If you have dealt with any data platform in the last few years, you have likely heard about the movement from traditional ETL (Extract Transform Load) to ELT (Extract Load Transform). The name ELT is self-explanatory as the sequential order of tasks is switched such that loading comes before the transformation, but it takes a little more investigation to understand why the movement has taken place and how it is even possible. To illustrate the evolving architecture of data platforms in the last decade, we will take a look at the difference between Costco and McDonalds.

The Old Model (ETL) Link to heading

In the past, the data warehouse has been a place to consume data. Whether it was viewed through a business intelligence tool, consumed through an API, or displayed in some other application, the data was uniformly structured for easy consumption. Very little (if any) modification was done to the data within the actual warehouse. It looked very similar to a fast food restaurant. In most places in America, you can reliably go to McDonalds and get a Big Mac that is generally the same as a Big Mac you would get at any other McDonalds. Do you know why? It’s because the Big Mac is only lightly prepared at the actual restaurant. Most of the work is done before the meal arrives, and the Big Mac you have in Los Angeles might even come from the same place as the one you have in Miami. There is a factory somewhere that acquires the food, turns it into a Big Mac, freezes it, and sends it to each individual McDonalds.

Why is this a bad thing? Well it isn’t inherently bad, just like the old data warehouse model isn’t inherently bad. Much like McDonalds, data warehouses have traditionally receieved their data already prepared. The reception is the Load part of ETL, the final step. But where do the first two steps happen? Again like McDonalds, at the “factory”. ETL tools, such as Oracle Data Integrator or SAP, target all kinds of data sources (databases, flat files, etc.). They first Extract the data, then Transform it, before Loading it into the data warehouse.

The transformation process is arguably the most important part of the process, and also the most computationally expensive. Therefore, these ETL tools have to be able to access vast amounts of compute, and usually run on servers optimized for those types of tasks. The data warehouse, on the other hand, is not constructed to do heavy computation. It is optimized for storage and is not easily scalable. This made sense when companies with lots of data were buying their own servers, and managing their own data centers. It could take months to acquire a new server, and the database systems used for a data warehouse were not built to be distributed across multiple servers.

This setup is logical, given the constraints of the time, but it leads to potentially stale data and long wait times between data creation in a source system and its appearance in BI tools that consume from the data warehouse.

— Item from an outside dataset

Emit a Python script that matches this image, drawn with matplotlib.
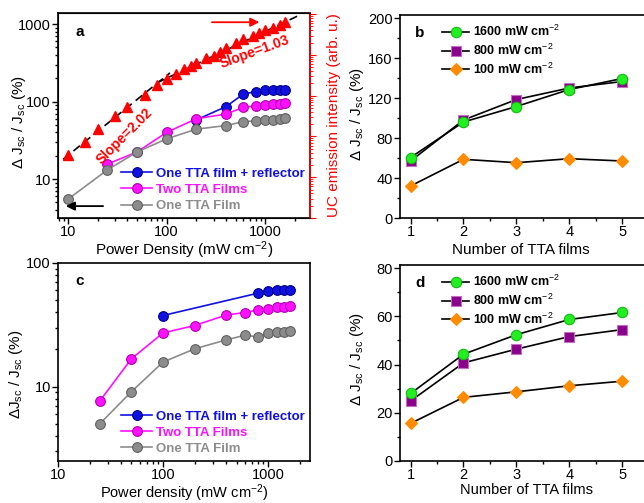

The New Model (ELT) Link to heading

In direct contrast to McDonalds, Costco offers food (and lots of other items) at a variety of stages of production. You can buy raw meat, or you can literally eat a fully prepared meal at tables in the front. Depending on what type of consumer comes to the store, they will choose to buy raw goods or buy prepared food. Some may even do both at different times.

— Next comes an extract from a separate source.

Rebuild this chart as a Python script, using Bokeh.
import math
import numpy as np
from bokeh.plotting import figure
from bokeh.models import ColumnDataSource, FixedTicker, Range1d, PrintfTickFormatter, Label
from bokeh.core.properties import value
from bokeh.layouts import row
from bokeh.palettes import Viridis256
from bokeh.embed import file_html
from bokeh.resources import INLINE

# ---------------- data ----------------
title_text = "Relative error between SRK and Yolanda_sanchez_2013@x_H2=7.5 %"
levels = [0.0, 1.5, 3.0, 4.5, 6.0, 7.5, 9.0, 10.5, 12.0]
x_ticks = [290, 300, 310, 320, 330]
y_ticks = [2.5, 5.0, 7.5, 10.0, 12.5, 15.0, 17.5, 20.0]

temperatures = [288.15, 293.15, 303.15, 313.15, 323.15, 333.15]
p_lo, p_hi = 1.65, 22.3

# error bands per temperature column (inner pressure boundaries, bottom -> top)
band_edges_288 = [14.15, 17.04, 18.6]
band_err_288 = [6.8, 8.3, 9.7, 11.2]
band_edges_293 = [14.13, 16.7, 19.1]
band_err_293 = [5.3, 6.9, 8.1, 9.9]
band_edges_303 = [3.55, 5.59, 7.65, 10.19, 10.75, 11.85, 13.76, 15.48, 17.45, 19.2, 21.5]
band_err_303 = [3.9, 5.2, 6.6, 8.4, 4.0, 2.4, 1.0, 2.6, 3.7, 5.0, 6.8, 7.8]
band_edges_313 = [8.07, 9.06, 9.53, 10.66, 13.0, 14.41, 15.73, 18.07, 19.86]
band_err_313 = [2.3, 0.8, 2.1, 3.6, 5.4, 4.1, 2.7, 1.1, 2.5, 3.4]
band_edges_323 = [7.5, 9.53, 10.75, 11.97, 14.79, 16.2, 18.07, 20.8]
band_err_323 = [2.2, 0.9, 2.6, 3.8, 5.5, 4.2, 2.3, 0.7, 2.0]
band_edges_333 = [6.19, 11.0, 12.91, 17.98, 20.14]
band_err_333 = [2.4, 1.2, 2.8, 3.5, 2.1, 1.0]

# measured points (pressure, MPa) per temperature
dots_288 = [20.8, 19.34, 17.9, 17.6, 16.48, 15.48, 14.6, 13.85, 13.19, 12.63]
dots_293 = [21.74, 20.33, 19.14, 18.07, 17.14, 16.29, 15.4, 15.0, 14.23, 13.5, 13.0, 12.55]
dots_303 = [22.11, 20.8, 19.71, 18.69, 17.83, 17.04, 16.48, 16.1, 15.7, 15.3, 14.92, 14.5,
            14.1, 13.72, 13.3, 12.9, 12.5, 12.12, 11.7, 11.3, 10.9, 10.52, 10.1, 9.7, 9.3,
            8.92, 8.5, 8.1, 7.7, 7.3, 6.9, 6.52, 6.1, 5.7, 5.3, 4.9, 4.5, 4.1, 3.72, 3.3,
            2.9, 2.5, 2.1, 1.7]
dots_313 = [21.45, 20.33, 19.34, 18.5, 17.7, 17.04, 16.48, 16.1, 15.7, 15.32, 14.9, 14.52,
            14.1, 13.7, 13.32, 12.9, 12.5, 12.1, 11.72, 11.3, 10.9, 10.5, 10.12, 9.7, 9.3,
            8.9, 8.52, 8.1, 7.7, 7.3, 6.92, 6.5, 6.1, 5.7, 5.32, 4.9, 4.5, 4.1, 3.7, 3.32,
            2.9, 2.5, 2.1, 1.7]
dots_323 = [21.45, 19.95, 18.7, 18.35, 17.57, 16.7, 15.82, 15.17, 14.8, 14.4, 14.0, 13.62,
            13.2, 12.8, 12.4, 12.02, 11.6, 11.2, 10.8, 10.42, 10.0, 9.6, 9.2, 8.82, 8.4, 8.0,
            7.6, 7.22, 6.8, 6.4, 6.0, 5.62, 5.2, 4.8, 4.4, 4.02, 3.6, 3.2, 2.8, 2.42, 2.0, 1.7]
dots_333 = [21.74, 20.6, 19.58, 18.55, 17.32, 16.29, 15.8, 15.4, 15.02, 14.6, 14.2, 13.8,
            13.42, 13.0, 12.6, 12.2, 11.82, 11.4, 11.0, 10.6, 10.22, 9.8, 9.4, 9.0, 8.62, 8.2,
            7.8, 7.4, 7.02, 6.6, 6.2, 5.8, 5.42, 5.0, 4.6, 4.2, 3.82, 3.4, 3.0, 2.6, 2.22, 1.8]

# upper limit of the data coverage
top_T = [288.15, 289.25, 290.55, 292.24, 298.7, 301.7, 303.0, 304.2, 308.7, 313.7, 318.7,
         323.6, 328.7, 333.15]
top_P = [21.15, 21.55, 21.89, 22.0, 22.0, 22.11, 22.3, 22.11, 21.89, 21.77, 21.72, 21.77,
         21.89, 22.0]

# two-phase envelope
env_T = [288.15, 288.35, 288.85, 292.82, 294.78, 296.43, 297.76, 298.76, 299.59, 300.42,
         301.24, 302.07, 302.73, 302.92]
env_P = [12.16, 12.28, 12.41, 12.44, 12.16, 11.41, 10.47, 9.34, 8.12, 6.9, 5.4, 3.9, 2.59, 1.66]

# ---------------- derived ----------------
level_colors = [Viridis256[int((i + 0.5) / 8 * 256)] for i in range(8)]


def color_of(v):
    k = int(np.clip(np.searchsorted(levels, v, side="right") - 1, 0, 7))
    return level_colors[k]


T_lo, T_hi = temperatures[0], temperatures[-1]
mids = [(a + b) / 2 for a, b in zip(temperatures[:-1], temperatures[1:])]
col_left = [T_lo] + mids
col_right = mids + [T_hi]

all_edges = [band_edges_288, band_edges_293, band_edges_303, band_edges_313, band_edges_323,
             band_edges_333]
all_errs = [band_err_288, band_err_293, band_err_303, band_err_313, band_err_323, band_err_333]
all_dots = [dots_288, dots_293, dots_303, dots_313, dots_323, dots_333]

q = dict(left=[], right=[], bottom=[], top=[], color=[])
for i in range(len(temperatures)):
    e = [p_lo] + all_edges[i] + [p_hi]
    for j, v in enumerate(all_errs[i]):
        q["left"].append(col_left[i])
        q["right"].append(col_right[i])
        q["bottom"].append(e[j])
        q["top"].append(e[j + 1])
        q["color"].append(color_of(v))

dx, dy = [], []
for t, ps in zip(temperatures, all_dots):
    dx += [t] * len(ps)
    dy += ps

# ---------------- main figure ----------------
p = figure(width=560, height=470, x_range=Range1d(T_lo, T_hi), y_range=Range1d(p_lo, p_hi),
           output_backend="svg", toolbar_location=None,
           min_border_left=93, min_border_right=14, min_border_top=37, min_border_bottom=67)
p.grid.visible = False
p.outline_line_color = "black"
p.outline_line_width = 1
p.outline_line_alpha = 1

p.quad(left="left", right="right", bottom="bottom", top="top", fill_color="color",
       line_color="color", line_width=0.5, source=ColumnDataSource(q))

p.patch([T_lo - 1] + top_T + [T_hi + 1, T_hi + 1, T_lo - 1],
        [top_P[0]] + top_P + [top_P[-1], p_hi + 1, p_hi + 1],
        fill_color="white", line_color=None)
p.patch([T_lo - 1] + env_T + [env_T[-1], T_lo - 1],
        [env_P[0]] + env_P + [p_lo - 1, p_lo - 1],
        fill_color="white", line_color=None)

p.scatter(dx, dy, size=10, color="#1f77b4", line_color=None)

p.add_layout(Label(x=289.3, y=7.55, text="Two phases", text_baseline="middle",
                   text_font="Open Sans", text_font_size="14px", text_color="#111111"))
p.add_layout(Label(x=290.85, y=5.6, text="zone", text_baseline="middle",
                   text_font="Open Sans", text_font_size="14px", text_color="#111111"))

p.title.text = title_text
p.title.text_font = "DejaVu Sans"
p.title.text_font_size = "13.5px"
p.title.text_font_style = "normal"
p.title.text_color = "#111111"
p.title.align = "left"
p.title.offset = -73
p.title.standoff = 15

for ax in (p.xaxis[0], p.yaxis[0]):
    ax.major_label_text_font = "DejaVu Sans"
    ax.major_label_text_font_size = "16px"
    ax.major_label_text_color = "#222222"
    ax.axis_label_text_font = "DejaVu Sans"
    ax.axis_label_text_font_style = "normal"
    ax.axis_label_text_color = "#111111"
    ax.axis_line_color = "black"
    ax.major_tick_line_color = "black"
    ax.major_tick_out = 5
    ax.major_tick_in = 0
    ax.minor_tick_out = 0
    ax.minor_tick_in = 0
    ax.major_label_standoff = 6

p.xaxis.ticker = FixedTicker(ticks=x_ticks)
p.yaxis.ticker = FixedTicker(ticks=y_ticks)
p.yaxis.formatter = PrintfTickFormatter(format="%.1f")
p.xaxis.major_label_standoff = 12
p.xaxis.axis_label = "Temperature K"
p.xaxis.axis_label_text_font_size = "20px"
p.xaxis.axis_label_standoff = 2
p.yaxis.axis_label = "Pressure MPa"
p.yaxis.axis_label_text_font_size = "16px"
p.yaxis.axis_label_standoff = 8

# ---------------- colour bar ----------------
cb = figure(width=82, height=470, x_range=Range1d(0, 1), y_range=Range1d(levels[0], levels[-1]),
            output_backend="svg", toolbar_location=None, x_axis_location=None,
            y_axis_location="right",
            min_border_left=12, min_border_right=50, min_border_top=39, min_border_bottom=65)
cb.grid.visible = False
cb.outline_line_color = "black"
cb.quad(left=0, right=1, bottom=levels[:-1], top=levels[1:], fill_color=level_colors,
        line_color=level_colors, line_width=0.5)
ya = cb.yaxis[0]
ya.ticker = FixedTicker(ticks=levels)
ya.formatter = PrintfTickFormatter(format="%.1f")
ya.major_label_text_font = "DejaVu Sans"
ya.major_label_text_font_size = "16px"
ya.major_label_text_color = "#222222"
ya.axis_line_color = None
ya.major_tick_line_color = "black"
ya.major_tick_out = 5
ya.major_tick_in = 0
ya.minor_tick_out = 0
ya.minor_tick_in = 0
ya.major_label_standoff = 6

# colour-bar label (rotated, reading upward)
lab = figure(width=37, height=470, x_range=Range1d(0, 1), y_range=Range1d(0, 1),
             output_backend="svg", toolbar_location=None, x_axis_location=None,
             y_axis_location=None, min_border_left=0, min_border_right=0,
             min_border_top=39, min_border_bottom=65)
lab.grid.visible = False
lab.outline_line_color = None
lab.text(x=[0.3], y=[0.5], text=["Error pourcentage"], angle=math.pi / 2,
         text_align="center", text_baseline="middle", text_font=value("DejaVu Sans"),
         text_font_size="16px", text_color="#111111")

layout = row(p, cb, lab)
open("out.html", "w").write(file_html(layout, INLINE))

The old ELT model has evolved in direct correlation to the rise of cloud computing. When we look back at the constraints that led to the setup of the traditional data warehouse, it is apparent that many of them have been solved by cloud provider managed services. First of all, it is much easier to scale infrastructure up and down, and you can even do it automatically based on the observed load of existing machines. What used to take months now takes seconds.

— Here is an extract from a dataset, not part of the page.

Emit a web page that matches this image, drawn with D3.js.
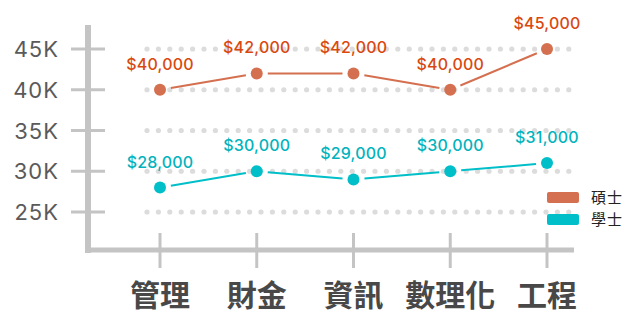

Secondly, the database systems have been optimized to take advantage of distributed architecture, and employ techniques such as massively parallel processing, result caching, and concurrency scaling. This enables virtually unlimited horizontal scaling of your data warehouse, depending on the computational load and amount of data. Because of the increased computing power in the data warehouse itself, the transformation can be done within the warehouse, leading to the pattern of Extract from sources, Load into the warehouse, then perform all transformation there.

The advantage of doing the transformation within the warehouse, much like when shopping at Costco, is that data becomes available for consumers in its various forms as soon as it is ready. An application or BI tool may want to see raw source data that is fresh, while large summary queries are still being executed. The big idea is that bottlenecks are removed: you never have to wait for anything when it is already ready to be consumed. This functionality can be further improved by implementing techniques such as a lambda architecture.

One final way that Redshift, Snowflake, and other columnar databases are similar to Costco is that they cannot store unstructured data (i.e. Costco sells raw chicken but you can’t buy the live chicken). The tradeoff for this is that columnar data is very fast and efficient to query, and can be compressed due to the fact that data in a column is of a uniform type.